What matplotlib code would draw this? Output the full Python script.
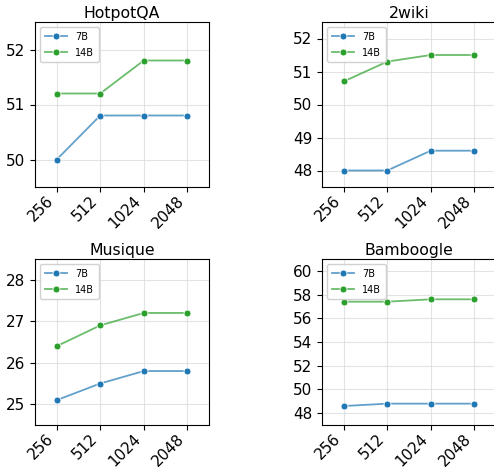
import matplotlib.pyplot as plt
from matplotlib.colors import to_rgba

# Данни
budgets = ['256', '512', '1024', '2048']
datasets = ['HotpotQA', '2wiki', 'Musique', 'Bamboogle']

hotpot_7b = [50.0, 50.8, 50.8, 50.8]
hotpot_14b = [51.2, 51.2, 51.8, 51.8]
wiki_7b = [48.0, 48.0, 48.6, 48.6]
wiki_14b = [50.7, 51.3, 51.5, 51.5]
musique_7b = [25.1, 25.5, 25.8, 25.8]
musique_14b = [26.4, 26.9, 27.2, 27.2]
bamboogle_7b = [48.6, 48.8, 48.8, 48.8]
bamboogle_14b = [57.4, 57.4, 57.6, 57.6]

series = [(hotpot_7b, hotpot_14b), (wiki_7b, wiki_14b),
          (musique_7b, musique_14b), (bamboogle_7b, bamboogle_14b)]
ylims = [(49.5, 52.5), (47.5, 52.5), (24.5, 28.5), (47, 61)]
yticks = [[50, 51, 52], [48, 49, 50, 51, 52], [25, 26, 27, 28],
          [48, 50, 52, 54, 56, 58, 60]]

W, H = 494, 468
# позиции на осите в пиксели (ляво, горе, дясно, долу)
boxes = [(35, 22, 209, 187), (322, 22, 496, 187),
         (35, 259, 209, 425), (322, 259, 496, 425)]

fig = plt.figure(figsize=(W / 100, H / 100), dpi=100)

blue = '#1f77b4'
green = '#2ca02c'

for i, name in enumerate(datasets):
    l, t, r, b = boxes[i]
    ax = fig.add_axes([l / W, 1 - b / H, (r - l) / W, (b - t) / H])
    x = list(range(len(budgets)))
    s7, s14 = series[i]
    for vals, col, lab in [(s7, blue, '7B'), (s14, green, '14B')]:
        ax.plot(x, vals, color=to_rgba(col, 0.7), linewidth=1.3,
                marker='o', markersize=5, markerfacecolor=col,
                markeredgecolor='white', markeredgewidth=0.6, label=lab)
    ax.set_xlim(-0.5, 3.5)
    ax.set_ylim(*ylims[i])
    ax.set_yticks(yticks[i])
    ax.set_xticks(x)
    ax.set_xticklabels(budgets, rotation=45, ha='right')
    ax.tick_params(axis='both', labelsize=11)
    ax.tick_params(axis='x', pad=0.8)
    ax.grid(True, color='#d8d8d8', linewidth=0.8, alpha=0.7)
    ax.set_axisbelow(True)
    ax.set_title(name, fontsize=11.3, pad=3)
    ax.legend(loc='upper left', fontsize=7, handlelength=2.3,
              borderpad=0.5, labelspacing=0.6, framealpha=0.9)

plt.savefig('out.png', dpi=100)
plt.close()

___

■ **Task to carry out**: Set down all the data again exactly as above, pictures excluded.

■ **Solution for this exercise**:
What matplotlib code would draw this? Output the full Python script.
import matplotlib.pyplot as plt
from matplotlib.colors import to_rgba

# Данни
budgets = ['256', '512', '1024', '2048']
datasets = ['HotpotQA', '2wiki', 'Musique', 'Bamboogle']

hotpot_7b = [50.0, 50.8, 50.8, 50.8]
hotpot_14b = [51.2, 51.2, 51.8, 51.8]
wiki_7b = [48.0, 48.0, 48.6, 48.6]
wiki_14b = [50.7, 51.3, 51.5, 51.5]
musique_7b = [25.1, 25.5, 25.8, 25.8]
musique_14b = [26.4, 26.9, 27.2, 27.2]
bamboogle_7b = [48.6, 48.8, 48.8, 48.8]
bamboogle_14b = [57.4, 57.4, 57.6, 57.6]

series = [(hotpot_7b, hotpot_14b), (wiki_7b, wiki_14b),
          (musique_7b, musique_14b), (bamboogle_7b, bamboogle_14b)]
ylims = [(49.5, 52.5), (47.5, 52.5), (24.5, 28.5), (47, 61)]
yticks = [[50, 51, 52], [48, 49, 50, 51, 52], [25, 26, 27, 28],
          [48, 50, 52, 54, 56, 58, 60]]

W, H = 494, 468
# позиции на осите в пиксели (ляво, горе, дясно, долу)
boxes = [(35, 22, 209, 187), (322, 22, 496, 187),
         (35, 259, 209, 425), (322, 259, 496, 425)]

fig = plt.figure(figsize=(W / 100, H / 100), dpi=100)

blue = '#1f77b4'
green = '#2ca02c'

for i, name in enumerate(datasets):
    l, t, r, b = boxes[i]
    ax = fig.add_axes([l / W, 1 - b / H, (r - l) / W, (b - t) / H])
    x = list(range(len(budgets)))
    s7, s14 = series[i]
    for vals, col, lab in [(s7, blue, '7B'), (s14, green, '14B')]:
        ax.plot(x, vals, color=to_rgba(col, 0.7), linewidth=1.3,
                marker='o', markersize=5, markerfacecolor=col,
                markeredgecolor='white', markeredgewidth=0.6, label=lab)
    ax.set_xlim(-0.5, 3.5)
    ax.set_ylim(*ylims[i])
    ax.set_yticks(yticks[i])
    ax.set_xticks(x)
    ax.set_xticklabels(budgets, rotation=45, ha='right')
    ax.tick_params(axis='both', labelsize=11)
    ax.tick_params(axis='x', pad=0.8)
    ax.grid(True, color='#d8d8d8', linewidth=0.8, alpha=0.7)
    ax.set_axisbelow(True)
    ax.set_title(name, fontsize=11.3, pad=3)
    ax.legend(loc='upper left', fontsize=7, handlelength=2.3,
              borderpad=0.5, labelspacing=0.6, framealpha=0.9)

plt.savefig('out.png', dpi=100)
plt.close()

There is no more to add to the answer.